El comandante escuchó en silencio. El mismo que minutos antes repartía catecismo improvisado decidió cambiar de libro. Regresó al Antiguo Testamento. Al dios de la sangre, el castigo y el genocidio. No dio órdenes. No quiso intermediarios. Tomó el machete del propio acusador y, con una calma casi pedagógica, decapitó a los tres muchachos. No fue de un golpe. Fue como cortar, metódicamente, pan.

Nadie gritó.

La vereda entera aceptó la acusación como verdad y la sentencia como justicia. Todos. Hasta que, en el instante exacto en que la última cabeza se separó del cuerpo y antes de que tocara el suelo seco, un niño de diez años preguntó, con la lógica que solo conserva quien aún no aprende a obedecer:

—¿Pero alguien revisó a la niña?

La pregunta cayó peor que los cuerpos. Pero no importó. La autoridad no se discute. En esos rincones, al borde del paraíso verde y fértil, hacía tiempo que ni Ejército ni Policía significaban nada. Cuando no eran aliados cautivos del comandante, eran adornos prescindibles, bufones de verde oliva esperando su turno de desaparecer.

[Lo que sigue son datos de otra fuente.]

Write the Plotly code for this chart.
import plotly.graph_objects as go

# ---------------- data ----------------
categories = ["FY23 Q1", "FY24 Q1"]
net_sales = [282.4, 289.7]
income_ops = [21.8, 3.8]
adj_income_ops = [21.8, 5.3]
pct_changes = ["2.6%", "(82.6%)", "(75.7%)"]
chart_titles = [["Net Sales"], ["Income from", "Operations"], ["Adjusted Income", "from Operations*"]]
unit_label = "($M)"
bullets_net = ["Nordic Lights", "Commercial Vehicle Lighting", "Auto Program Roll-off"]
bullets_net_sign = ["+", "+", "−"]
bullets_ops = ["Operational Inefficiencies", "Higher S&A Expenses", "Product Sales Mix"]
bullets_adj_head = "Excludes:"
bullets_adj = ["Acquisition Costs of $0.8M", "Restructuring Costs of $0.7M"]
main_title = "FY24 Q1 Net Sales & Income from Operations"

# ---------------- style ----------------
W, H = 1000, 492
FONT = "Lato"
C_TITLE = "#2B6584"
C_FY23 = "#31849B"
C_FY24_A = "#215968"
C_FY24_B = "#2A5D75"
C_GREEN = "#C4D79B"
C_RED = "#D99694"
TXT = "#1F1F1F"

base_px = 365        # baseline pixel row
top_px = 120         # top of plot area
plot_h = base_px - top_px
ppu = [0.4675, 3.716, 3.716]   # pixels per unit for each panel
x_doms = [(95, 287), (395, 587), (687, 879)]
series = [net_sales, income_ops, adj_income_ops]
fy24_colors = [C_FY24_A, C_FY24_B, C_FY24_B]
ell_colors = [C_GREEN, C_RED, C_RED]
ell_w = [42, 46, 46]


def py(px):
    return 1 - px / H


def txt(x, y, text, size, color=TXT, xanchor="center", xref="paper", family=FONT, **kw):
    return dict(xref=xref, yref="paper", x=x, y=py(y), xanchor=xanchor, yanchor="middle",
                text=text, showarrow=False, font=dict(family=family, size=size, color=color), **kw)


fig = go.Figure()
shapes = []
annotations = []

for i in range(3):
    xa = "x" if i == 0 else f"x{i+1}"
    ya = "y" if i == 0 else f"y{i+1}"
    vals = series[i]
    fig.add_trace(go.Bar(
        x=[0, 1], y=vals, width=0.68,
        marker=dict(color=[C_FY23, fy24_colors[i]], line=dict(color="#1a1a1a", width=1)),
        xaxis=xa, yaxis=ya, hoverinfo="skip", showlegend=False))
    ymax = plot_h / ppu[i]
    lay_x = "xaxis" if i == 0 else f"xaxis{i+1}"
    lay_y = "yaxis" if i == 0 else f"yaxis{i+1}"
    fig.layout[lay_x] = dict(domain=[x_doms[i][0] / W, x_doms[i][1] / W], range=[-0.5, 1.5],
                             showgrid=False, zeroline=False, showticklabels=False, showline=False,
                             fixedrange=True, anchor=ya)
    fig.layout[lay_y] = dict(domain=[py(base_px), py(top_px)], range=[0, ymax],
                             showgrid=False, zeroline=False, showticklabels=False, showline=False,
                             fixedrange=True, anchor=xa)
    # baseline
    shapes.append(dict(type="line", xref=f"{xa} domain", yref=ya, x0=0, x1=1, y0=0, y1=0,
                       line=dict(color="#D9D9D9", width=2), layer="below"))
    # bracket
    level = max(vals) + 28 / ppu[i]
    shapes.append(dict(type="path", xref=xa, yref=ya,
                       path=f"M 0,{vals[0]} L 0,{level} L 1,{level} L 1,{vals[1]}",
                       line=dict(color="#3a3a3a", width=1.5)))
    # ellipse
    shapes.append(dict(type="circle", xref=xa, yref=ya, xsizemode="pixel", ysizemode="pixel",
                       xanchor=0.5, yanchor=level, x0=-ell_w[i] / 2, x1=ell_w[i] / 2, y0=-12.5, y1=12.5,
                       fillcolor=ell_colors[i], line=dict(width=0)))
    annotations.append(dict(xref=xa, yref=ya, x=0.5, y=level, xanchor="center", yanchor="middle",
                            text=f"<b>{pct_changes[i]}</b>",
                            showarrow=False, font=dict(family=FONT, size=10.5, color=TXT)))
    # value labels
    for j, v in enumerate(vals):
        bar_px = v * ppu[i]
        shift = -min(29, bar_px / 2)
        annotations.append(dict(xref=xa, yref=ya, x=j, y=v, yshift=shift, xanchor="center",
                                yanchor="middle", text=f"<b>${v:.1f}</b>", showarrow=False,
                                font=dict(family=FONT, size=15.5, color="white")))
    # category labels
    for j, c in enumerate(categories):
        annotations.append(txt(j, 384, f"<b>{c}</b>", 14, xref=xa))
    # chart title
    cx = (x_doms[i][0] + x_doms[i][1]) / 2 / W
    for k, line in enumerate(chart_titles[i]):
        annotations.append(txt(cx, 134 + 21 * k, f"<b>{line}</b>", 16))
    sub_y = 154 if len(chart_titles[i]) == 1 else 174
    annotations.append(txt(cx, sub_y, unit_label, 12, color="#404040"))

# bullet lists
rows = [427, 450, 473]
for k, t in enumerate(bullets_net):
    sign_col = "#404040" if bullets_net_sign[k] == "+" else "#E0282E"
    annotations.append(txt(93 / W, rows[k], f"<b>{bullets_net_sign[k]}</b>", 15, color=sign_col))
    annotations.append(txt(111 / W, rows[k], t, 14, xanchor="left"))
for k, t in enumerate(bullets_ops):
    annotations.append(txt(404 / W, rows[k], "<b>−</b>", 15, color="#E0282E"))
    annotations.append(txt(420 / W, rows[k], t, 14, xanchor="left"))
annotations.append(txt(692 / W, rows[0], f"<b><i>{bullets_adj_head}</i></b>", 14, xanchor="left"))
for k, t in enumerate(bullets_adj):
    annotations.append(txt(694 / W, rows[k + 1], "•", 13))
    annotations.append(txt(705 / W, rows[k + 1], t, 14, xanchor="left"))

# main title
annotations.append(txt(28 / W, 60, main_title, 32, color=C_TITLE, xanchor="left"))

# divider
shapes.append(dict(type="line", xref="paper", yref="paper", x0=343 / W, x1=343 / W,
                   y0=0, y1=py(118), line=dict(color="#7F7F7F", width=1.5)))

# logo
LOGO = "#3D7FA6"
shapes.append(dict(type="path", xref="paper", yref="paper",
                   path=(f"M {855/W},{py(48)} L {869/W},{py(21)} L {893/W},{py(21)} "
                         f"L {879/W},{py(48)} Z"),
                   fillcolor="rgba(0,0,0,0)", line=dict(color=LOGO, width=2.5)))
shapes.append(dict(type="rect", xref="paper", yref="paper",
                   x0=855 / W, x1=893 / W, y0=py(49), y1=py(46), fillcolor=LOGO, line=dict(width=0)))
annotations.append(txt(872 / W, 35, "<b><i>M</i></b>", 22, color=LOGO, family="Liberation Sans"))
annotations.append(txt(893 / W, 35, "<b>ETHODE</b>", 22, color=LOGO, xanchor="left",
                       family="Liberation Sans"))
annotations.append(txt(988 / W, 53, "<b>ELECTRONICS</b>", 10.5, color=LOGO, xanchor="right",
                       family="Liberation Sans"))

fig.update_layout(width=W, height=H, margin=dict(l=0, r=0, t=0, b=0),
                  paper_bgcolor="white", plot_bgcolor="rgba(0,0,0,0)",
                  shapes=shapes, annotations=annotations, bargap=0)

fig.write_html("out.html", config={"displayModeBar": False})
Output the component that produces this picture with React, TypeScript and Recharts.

Y si alguna fuerza institucional intentaba intervenir, aparecía la otra horda: la de los “defensores de derechos humanos”, siempre puntuales para gritar abuso cuando el poder oficial pellizcaba al terror, pero mudos —o exquisitamente abstractos— cuando el terror cortaba cabezas. Entonces hablaban de contexto, de causas estructurales, de territorio, casi como si al resto nos tocara pedir perdón por existir. Diseccionaban la barbarie con precisión académica, fría, casi elegante; aprendieron a vivir del caos como objeto de análisis.

La niña nunca fue examinada.

Los muertos no reclamaron.

El comandante siguió predicando.

El Estado no llegó.

El criminal gobernó.

Los defensores de derechos humanos, acostumbrados a vivir de la carroña social, explicaron.

Y la comunidad, agradecida, aprendió a llamar orden a la peste.